What you need to do:
Gather all lines in the data that hold the string "chart".
#### Provided data
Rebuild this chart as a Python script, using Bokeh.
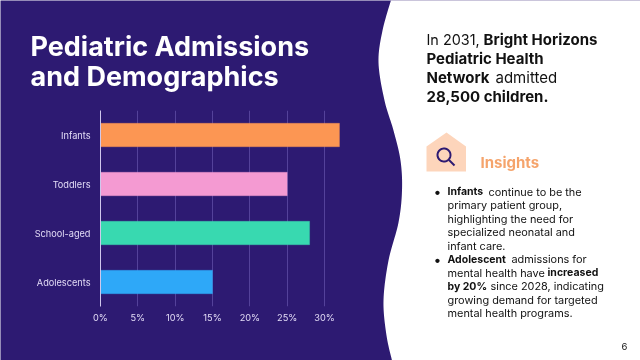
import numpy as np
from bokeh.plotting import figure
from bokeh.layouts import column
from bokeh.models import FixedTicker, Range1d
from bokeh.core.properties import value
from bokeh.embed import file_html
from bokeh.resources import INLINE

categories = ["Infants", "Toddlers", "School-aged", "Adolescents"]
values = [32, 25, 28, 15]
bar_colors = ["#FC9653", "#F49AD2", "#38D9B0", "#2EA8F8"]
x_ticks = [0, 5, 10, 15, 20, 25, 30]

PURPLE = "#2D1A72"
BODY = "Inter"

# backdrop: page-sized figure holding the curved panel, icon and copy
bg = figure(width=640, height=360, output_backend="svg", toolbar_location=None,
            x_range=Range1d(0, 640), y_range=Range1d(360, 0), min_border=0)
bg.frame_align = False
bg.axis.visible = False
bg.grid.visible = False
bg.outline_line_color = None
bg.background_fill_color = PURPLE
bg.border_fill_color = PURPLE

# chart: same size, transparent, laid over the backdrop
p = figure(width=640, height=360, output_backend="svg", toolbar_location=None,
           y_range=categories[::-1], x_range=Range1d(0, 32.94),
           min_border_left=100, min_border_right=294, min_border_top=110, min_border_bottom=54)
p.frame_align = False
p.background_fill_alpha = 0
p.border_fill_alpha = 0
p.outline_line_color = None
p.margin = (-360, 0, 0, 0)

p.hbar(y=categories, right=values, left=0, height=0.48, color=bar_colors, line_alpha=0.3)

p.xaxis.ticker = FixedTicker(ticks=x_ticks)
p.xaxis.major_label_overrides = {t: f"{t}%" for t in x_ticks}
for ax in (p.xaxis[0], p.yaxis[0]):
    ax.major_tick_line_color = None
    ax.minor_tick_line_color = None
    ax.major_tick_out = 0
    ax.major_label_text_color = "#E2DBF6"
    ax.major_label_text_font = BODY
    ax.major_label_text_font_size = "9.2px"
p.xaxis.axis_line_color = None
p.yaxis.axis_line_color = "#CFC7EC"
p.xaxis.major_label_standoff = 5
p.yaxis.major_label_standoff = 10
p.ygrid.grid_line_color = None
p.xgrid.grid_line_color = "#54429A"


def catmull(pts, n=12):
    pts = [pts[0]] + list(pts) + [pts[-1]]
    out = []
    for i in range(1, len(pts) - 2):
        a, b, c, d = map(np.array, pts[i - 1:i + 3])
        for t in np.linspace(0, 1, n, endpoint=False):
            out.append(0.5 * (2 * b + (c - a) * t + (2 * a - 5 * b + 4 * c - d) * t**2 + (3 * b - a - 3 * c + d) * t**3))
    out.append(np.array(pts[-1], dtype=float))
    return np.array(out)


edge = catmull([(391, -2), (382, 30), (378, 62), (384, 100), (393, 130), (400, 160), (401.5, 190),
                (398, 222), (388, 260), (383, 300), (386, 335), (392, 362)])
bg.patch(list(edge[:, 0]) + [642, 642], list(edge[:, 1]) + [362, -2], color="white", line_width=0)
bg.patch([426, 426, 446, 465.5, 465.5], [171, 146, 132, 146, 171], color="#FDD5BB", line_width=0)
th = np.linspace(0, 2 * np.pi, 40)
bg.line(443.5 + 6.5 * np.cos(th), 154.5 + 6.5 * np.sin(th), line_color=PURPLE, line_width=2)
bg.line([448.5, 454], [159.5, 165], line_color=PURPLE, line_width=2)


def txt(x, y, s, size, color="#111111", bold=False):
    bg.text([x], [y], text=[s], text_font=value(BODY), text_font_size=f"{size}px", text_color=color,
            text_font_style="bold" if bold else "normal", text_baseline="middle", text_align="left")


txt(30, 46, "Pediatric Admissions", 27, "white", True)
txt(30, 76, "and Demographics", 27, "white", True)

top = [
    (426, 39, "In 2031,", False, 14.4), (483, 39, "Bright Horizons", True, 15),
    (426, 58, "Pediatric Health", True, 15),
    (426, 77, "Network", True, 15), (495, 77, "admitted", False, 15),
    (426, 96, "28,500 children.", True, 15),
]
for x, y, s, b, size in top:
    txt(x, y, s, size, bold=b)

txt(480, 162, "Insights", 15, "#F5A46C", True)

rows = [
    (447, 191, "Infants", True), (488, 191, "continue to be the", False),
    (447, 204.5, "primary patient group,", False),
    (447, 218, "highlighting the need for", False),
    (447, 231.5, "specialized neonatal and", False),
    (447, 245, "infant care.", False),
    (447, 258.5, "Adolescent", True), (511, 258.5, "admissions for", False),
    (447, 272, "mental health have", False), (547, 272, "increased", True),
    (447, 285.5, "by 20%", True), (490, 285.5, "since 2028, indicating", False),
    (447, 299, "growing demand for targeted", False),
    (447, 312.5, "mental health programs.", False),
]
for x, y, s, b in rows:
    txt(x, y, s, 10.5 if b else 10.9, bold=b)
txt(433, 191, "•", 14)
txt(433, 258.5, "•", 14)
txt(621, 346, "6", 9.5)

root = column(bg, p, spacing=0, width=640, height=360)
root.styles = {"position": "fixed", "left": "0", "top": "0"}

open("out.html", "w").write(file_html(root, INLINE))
########
Expected output:
Rebuild this chart as a Python script, using Bokeh.
# chart: same size, transparent, laid over the backdrop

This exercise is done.